The scheme itself was quite complex:
According to Berkowitz’s plea agreement, between 2003 and August 2009, Berkowitz directed a conspiracy to file thousands of fraudulent state and federal income tax returns, using the names and social security numbers of federal inmates and deceased persons without their or their families’ knowledge or consent. The false returns included various fictitious and false items, including addresses and phone numbers, deductions, business losses and expenses, credits, and W-2 wage and 1099 income statements of earnings from employers. Berkowitz forged the signatures of the purported taxpayers on the returns, and then mailed packages from Israel containing the false returns, together with stamped envelopes, addressed to the IRS and state taxing agencies, to individuals working for him in the United States.
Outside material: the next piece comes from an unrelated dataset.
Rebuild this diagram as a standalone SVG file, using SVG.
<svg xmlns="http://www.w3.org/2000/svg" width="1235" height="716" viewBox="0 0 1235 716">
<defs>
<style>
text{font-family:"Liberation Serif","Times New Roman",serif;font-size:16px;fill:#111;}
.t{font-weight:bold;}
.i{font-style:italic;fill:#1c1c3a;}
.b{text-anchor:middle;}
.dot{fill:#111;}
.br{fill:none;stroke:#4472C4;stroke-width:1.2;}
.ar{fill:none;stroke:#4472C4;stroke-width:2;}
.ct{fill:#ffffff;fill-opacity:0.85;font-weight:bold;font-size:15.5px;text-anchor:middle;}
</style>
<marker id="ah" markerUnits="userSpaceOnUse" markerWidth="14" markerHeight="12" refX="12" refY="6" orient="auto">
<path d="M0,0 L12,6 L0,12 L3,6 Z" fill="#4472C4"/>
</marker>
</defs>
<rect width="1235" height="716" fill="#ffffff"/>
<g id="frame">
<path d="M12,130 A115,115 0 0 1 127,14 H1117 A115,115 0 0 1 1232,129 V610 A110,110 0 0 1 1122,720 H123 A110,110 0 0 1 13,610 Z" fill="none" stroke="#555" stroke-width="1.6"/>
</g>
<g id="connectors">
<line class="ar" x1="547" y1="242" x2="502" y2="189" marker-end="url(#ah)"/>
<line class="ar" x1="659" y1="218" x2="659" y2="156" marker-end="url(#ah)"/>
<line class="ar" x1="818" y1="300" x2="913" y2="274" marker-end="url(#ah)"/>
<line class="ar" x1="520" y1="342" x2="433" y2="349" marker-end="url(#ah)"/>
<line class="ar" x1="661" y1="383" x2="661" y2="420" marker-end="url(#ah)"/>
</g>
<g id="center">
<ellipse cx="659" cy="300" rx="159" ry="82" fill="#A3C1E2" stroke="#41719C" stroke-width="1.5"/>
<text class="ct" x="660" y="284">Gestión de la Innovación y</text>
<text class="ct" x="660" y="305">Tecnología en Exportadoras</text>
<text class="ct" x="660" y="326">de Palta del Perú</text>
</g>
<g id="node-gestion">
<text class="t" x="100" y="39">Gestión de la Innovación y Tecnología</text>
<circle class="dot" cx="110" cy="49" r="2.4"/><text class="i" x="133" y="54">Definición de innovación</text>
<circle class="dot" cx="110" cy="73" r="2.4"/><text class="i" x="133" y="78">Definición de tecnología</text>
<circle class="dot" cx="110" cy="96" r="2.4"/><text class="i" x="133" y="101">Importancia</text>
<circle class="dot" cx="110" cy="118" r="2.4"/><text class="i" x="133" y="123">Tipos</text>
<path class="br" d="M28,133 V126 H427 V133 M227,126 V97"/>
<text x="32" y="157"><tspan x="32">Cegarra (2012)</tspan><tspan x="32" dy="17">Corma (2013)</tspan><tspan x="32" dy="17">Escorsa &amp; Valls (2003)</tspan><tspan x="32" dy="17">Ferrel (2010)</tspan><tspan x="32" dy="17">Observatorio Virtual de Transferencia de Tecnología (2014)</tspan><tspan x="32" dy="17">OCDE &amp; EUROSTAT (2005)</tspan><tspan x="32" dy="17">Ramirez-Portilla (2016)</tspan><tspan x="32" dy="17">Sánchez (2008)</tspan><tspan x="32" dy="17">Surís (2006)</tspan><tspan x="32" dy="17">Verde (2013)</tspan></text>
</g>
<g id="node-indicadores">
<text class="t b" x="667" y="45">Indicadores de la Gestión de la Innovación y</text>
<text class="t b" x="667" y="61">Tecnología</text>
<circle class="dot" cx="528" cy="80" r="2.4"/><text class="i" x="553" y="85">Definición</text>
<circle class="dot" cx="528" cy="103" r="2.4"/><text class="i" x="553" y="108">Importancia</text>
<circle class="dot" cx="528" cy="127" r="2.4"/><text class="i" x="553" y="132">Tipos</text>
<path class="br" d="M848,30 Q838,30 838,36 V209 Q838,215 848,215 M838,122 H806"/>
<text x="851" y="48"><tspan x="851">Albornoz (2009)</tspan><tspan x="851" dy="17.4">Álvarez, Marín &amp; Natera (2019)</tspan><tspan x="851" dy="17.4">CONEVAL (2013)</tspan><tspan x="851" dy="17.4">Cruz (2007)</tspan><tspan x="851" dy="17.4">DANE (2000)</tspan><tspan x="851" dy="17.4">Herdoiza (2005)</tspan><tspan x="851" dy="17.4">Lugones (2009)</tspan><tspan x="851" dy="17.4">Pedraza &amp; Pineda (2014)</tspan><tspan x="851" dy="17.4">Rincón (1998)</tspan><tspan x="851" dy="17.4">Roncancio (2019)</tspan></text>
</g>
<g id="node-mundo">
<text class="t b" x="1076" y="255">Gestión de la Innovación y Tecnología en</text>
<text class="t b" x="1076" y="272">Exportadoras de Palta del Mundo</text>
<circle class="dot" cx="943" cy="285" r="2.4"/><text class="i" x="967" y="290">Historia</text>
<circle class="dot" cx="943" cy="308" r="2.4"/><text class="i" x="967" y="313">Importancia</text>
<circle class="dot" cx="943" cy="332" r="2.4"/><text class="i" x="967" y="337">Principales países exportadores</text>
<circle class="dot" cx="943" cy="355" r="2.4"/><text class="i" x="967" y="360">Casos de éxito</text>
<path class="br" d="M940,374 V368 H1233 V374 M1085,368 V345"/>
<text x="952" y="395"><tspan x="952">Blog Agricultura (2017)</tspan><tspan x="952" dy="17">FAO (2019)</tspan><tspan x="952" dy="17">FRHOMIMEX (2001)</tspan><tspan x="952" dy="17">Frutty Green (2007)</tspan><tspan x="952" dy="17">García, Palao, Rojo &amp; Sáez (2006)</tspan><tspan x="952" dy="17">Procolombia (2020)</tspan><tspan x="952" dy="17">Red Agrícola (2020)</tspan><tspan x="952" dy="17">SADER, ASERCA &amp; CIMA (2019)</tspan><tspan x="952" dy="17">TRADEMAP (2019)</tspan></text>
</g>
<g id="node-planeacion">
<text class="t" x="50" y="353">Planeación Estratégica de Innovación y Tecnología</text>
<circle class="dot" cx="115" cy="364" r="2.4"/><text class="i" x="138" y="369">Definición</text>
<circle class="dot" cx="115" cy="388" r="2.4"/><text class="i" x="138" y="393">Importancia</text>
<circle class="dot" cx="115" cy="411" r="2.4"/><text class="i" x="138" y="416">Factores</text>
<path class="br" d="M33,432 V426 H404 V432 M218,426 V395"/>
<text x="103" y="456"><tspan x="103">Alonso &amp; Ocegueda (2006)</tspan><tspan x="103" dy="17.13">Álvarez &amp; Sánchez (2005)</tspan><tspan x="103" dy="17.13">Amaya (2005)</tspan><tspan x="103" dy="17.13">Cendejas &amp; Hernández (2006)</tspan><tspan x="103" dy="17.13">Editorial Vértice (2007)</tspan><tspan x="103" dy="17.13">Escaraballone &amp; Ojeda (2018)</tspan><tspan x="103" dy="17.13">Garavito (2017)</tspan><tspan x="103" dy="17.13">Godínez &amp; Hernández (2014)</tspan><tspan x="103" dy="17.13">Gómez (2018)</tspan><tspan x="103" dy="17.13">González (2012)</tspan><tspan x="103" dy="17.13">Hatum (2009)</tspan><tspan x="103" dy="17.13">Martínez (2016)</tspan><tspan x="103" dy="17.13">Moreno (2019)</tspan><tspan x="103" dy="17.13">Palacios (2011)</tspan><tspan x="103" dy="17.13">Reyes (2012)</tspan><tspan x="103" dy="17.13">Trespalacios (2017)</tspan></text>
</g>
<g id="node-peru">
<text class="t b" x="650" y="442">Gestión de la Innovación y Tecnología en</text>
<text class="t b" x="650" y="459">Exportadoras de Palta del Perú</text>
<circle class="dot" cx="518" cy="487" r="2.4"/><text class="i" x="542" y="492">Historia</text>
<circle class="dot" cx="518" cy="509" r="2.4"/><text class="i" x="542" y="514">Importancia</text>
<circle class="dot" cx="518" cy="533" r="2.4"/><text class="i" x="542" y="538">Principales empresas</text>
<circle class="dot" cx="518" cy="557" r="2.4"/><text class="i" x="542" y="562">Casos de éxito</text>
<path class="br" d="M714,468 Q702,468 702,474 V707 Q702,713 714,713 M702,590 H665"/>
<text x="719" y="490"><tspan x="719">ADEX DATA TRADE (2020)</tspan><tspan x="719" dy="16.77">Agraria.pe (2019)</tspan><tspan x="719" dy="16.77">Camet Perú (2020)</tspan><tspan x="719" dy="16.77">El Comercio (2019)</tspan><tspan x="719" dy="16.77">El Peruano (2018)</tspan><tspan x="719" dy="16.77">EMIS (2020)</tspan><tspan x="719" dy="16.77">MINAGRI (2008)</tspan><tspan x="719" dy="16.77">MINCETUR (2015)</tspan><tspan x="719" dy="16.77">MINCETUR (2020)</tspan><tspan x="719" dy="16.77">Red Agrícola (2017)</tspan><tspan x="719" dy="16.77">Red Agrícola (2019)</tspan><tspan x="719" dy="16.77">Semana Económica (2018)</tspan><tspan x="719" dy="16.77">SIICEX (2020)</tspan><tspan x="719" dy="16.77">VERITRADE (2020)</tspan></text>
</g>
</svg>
Berkowitz instructed those individuals to mail the envelopes from different mailboxes in order to avoid raising suspicion at the IRS and state taxing agencies…
…Berkowitz variously misrepresented to a number of individuals that he worked with that he was a tax preparer, a certified public accountant, a rabbi, an attorney, and/or that he operated a tax preparation business. In some cases, Berkowitz provided these individuals with letters purporting to confirm that Berkowitz was employed by a company managing the tax returns of clients stationed in the Middle East, as well as with documents purporting to be powers of attorney authorizing Berkowitz, or Berkowitz’s co-conspirators, to act on behalf of the taxpayer.
This isn’t Marvin Berkowitz’s first brush with the law. Back in 1984 he received a permanent injunction from acting directly or indirectly as a tax preparer. That obviously didn’t work. The 188 to 235 months he’ll spend at ClubFed will likely make it a lot more difficult for him to act as a tax preparer, though.